Using the Spark shell for example, I saw that it was very easy to read the files, for example:
val textFile = sc.textFile("s3n://mybucket/path/txt/1996/04/09/*.txt.gz")
// or even
val textFile = sc.textFile("s3n://mybucket/path/txt/*/*/*/*.txt.gz")
// which will take for ever
But how do I "intercept" the reader to provide the file name?
Or perhaps I should get an RDD of all the files, split by day, and in a reduce step write out K=filename, V=fileContent?
You can use this
First You can get a Buffer/List of S3 Paths :
import scala.collection.JavaConverters._
import java.util.ArrayList
import com.amazonaws.services.s3.AmazonS3Client
import com.amazonaws.services.s3.model.ObjectListing
import com.amazonaws.services.s3.model.S3ObjectSummary
import com.amazonaws.services.s3.model.ListObjectsRequest
def listFiles(s3_bucket:String, base_prefix : String) = {
var files = new ArrayList[String]
//S3 Client and List Object Request
var s3Client = new AmazonS3Client();
var objectListing: ObjectListing = null;
var listObjectsRequest = new ListObjectsRequest();
//Your S3 Bucket
listObjectsRequest.setBucketName(s3_bucket)
//Your Folder path or Prefix
listObjectsRequest.setPrefix(base_prefix)
//Adding s3:// to the paths and adding to a list
do {
objectListing = s3Client.listObjects(listObjectsRequest);
for (objectSummary <- objectListing.getObjectSummaries().asScala) {
files.add("s3://" + s3_bucket + "/" + objectSummary.getKey());
}
listObjectsRequest.setMarker(objectListing.getNextMarker());
} while (objectListing.isTruncated());
//Removing Base Directory Name
files.remove(0)
//Creating a Scala List for same
files.asScala
}
Now Pass this List object to the following piece of code, note : sc is an object of SQLContext
var df: DataFrame = null;
for (file <- files) {
val fileDf= sc.textFile(file)
if (df!= null) {
df= df.unionAll(fileDf)
} else {
df= fileDf
}
}
Now you got a final Unified RDD i.e. df
Optional, And You can also repartition it in a single BigRDD
val files = sc.textFile(filename, 1).repartition(1)
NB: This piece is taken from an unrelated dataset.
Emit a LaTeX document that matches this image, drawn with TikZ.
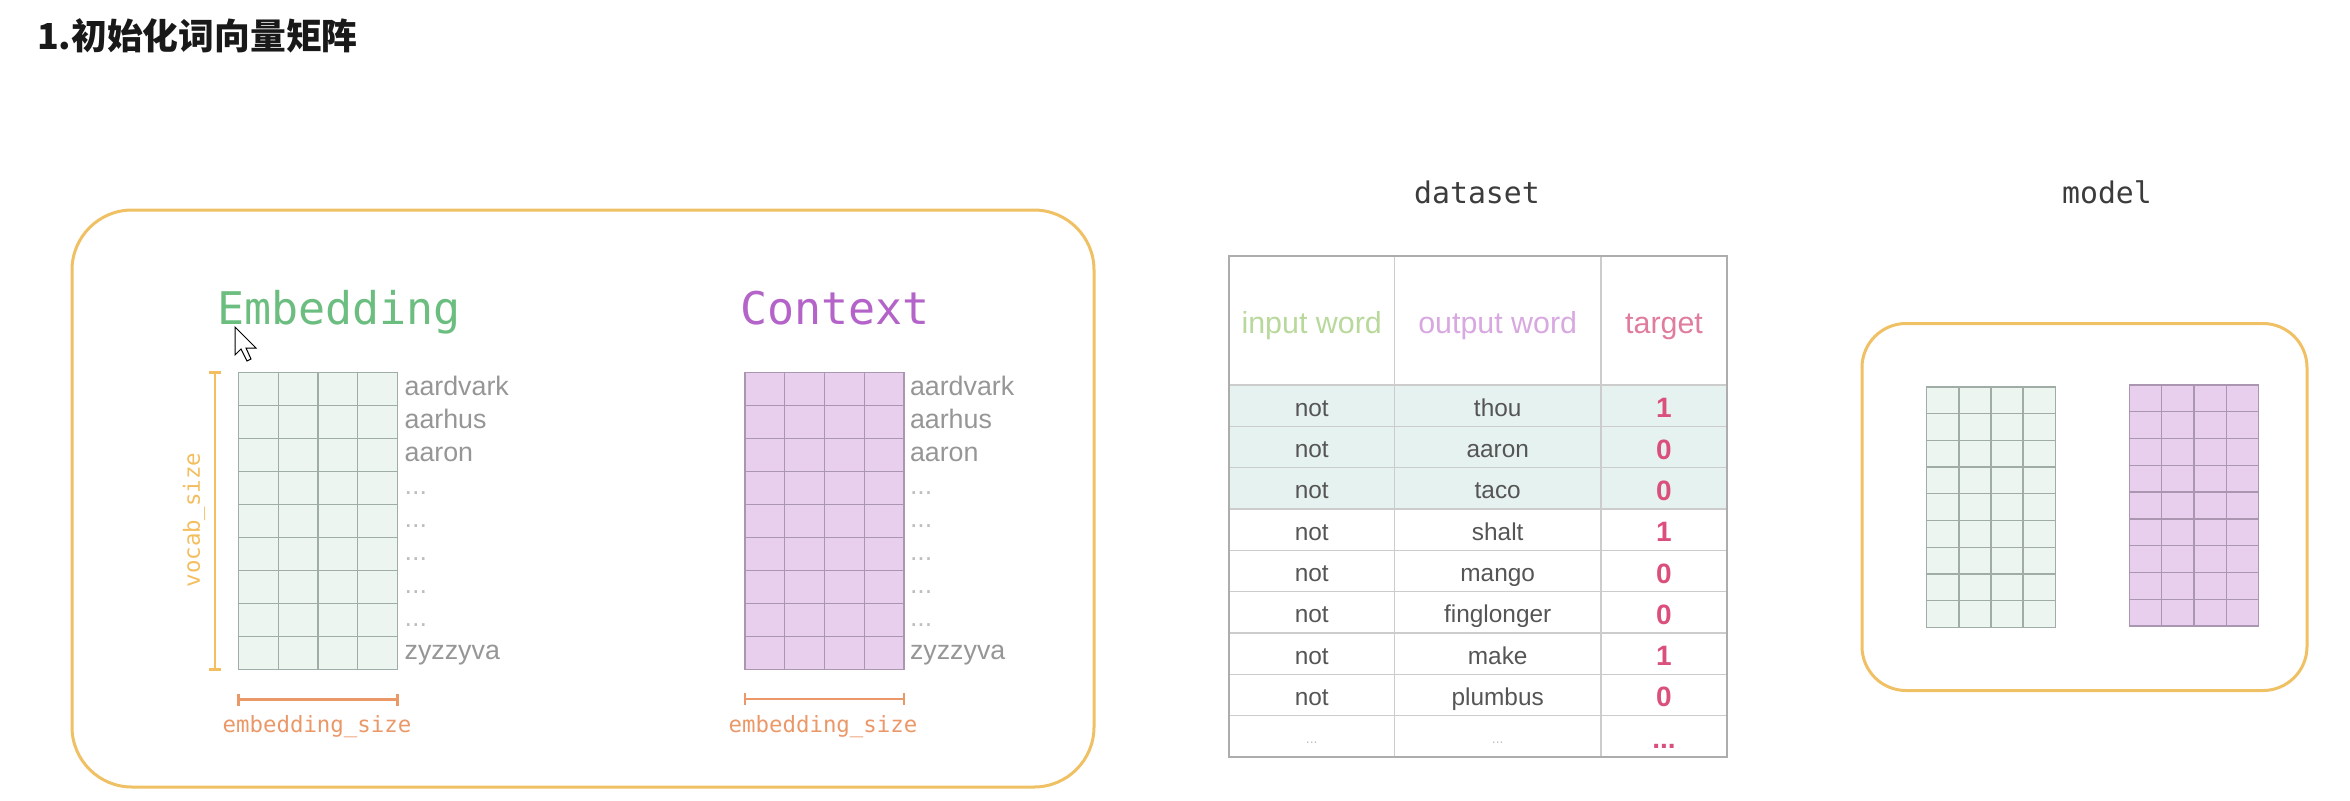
\documentclass[tikz,border=0pt]{standalone}
\usepackage{fontspec}
\setmainfont{Liberation Sans}
\newfontfamily\monofam{DejaVu Sans Mono}
\newfontfamily\cjkfam{Noto Sans CJK SC}
\definecolor{boxorange}{RGB}{240,192,100}
\definecolor{embgreen}{RGB}{108,190,128}
\definecolor{ctxpurple}{RGB}{180,100,200}
\definecolor{gfill}{RGB}{237,245,241}
\definecolor{gline}{RGB}{160,172,166}
\definecolor{pfill}{RGB}{232,207,238}
\definecolor{pline}{RGB}{170,150,176}
\definecolor{wordgrey}{RGB}{150,150,150}
\definecolor{dotgrey}{RGB}{190,190,190}
\definecolor{vocaborange}{RGB}{243,190,95}
\definecolor{embsizeorange}{RGB}{235,152,105}
\definecolor{darktext}{RGB}{60,60,60}
\definecolor{hinput}{RGB}{184,216,156}
\definecolor{houtput}{RGB}{216,168,224}
\definecolor{htarget}{RGB}{224,124,158}
\definecolor{tnum}{RGB}{219,79,124}
\definecolor{tline}{RGB}{204,204,204}
\definecolor{tfill}{RGB}{230,242,239}
\definecolor{bodytext}{RGB}{85,85,85}
\newcommand{\cellgrid}[6]{%
  \fill[#5] (#1,#2) rectangle (#3,#4);
  \foreach \i in {1,2,3} {\draw[#6,line width=0.7pt] ({#1+\i*(#3-#1)/4},#2) -- ({#1+\i*(#3-#1)/4},#4);}
  \foreach \j in {1,...,8} {\draw[#6,line width=0.7pt] (#1,{#2+\j*(#4-#2)/9}) -- (#3,{#2+\j*(#4-#2)/9});}
  \draw[#6,line width=0.7pt] (#1,#2) rectangle (#3,#4);
}
\tikzset{
  lbl/.style={inner sep=0pt, outer sep=0pt},
  word/.style={lbl, anchor=base west, font=\fontsize{13.4}{13.4}\selectfont, text=wordgrey},
  dotword/.style={lbl, anchor=base west, font=\fontsize{13.4}{13.4}\selectfont, text=dotgrey},
  bigtitle/.style={lbl, anchor=base west, font=\monofam\fontsize{22.5}{22.5}\selectfont},
  dimlabel/.style={lbl, font=\monofam\fontsize{11.2}{11.2}\selectfont},
  sectitle/.style={lbl, font=\monofam\fontsize{14.9}{14.9}\selectfont, text=darktext, anchor=base},
  roundbox/.style={draw=boxorange, line width=1.5pt, fill=none},
  hdr/.style={lbl, anchor=base, font=\fontsize{15.2}{15.2}\selectfont},
  cell/.style={lbl, anchor=base, font=\fontsize{12.2}{12.2}\selectfont, text=bodytext},
  tgt/.style={lbl, anchor=base, font=\bfseries\fontsize{14}{14}\selectfont, text=tnum},
  tabline/.style={draw=tline, line width=0.8pt},
  dimbar/.style={line width=1.3pt},
}
\begin{document}
\begin{tikzpicture}[x=0.5pt,y=-0.5pt]
\useasboundingbox (0,0) rectangle (2350,800);
% title
\node[lbl, anchor=base west, font=\cjkfam\bfseries\fontsize{17.9}{17.9}\selectfont, text=black!90] (title) at (37,49) {1.初始化词向量矩阵};

% big box
\node[roundbox, rounded corners=30pt, minimum width=511pt, minimum height=288.5pt, inner sep=0pt] (mainbox) at (583,498.5) {};

% Embedding
\node[bigtitle, text=embgreen] (embtitle) at (217,324) {Embedding};
\cellgrid{238.6}{372.5}{397.5}{669.6}{gfill}{gline}
% Context
\node[bigtitle, text=ctxpurple] (ctxtitle) at (740,324) {Context};
\cellgrid{745}{372.5}{904}{669.6}{pfill}{pline}

% word lists
\foreach \x/\nm in {404.6/e,910/c} {
  \node[word] (\nm w1) at (\x,{372.5+0.5*33.01+6.7}) {aardvark};
  \node[word] (\nm w2) at (\x,{372.5+1.5*33.01+6.7}) {aarhus};
  \node[word] (\nm w3) at (\x,{372.5+2.5*33.01+6.7}) {aaron};
  \foreach \k in {4,...,8} {\node[dotword] (\nm w\k) at (\x,{372.5+(\k-0.5)*33.01+6}) {...};}
  \node[word] (\nm w9) at (\x,{372.5+8.5*33.01+6.7}) {zyzzyva};
}

% vocab_size bracket
\coordinate (vtop) at (215,372.5);
\coordinate (vbot) at (215,669.6);
\draw[dimbar, draw=vocaborange] (vtop) -- (vbot);
\draw[dimbar, draw=vocaborange] ([xshift=-3pt]vtop) -- ([xshift=3pt]vtop);
\draw[dimbar, draw=vocaborange] ([xshift=-3pt]vbot) -- ([xshift=3pt]vbot);
\node[dimlabel, text=vocaborange, rotate=90] (vocab) at (194,520) {vocab\_size};

% embedding_size brackets
\coordinate (ea) at (238.6,699.5);
\coordinate (eb) at (397.5,699.5);
\draw[dimbar, draw=embsizeorange] (ea) -- (eb);
\draw[dimbar, draw=embsizeorange] ([yshift=-3pt]ea) -- ([yshift=3pt]ea);
\draw[dimbar, draw=embsizeorange] ([yshift=-3pt]eb) -- ([yshift=3pt]eb);
\node[dimlabel, text=embsizeorange] (esize1) at (317,727) {embedding\_size};
\coordinate (ca) at (745,699);
\coordinate (cb) at (904,699);
\draw[dimbar, draw=embsizeorange] (ca) -- (cb);
\draw[dimbar, draw=embsizeorange] ([yshift=-3pt]ca) -- ([yshift=3pt]ca);
\draw[dimbar, draw=embsizeorange] ([yshift=-3pt]cb) -- ([yshift=3pt]cb);
\node[dimlabel, text=embsizeorange] (esize2) at (823,727) {embedding\_size};

% cursor
\draw[fill=white, draw=black, line width=0.5pt] (235,327) -- (235,355) -- (241,349) -- (247,361) -- (251,359) -- (246,348) -- (256,348) -- cycle;

% dataset
\node[sectitle] (dstitle) at (1477,203) {dataset};
\fill[tfill] (1229,385) rectangle (1727,509);
\foreach \k in {0,...,8} {\draw[tabline] (1229,{385+\k*41.33}) -- (1727,{385+\k*41.33});}
\draw[tabline] (1394.5,256) -- (1394.5,757);
\draw[tabline] (1601,256) -- (1601,757);
\draw[draw=tline!85!black, line width=0.9pt] (1229,256) rectangle (1727,757);
\node[hdr, text=hinput] (h1) at (1311.7,333) {input word};
\node[hdr, text=houtput] (h2) at (1497.7,333) {output word};
\node[hdr, text=htarget] (h3) at (1664,333) {target};
\foreach \w/\t [count=\k] in {thou/1,aaron/0,taco/0,shalt/1,mango/0,finglonger/0,make/1,plumbus/0} {
  \node[cell] (in\k) at (1311.7,{385+(\k-0.5)*41.33+10.5}) {not};
  \node[cell] (out\k) at (1497.7,{385+(\k-0.5)*41.33+10.5}) {\w};
  \node[tgt] (tg\k) at (1664,{385+(\k-0.5)*41.33+12}) {\t};
}
\node[lbl, font=\fontsize{7}{7}\selectfont, text=dotgrey, anchor=base] (in9) at (1311.7,743) {...};
\node[lbl, font=\fontsize{7}{7}\selectfont, text=dotgrey, anchor=base] (out9) at (1497.7,743) {...};
\node[tgt] (tg9) at (1664,748) {...};

% model
\node[sectitle] (mtitle) at (2107,203) {model};
\node[roundbox, rounded corners=22pt, minimum width=222.5pt, minimum height=183.5pt, inner sep=0pt] (modelbox) at (2084.5,507) {};
\cellgrid{1926.7}{386.8}{2055.3}{627.5}{gfill}{gline}
\cellgrid{2129.4}{385}{2258.5}{626}{pfill}{pline}
\end{tikzpicture}
\end{document}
Repartitioning always works :D
have you tried something along the lines of sc.wholeTextFiles?
It creates an RDD where the key is the filename and the value is the byte array of the whole file. You can then map this so the key is the file date, and then groupByKey?
http://spark.apache.org/docs/latest/programming-guide.html
At your scale, elegant solution would be a stretch.
I would recommend against using sc.textFile("s3n://mybucket/path/txt/*/*/*/*.txt.gz") as it takes forever. What you can do is use AWS DistCp or something similar to move files into HDFS. Once its in HDFS, spark is quite fast in ingesting the information in whatever way suits you.
Note that most of these processes require some sort of file list so you'll need to generate that somehow. for 20 mil files, this creation of file list will be a bottle neck. I'd recommend creating a file that get appended with the file path, every-time a file gets uploaded to s3.
Same for output, put into hdfs and then move to s3 (although direct copy might be equally efficient).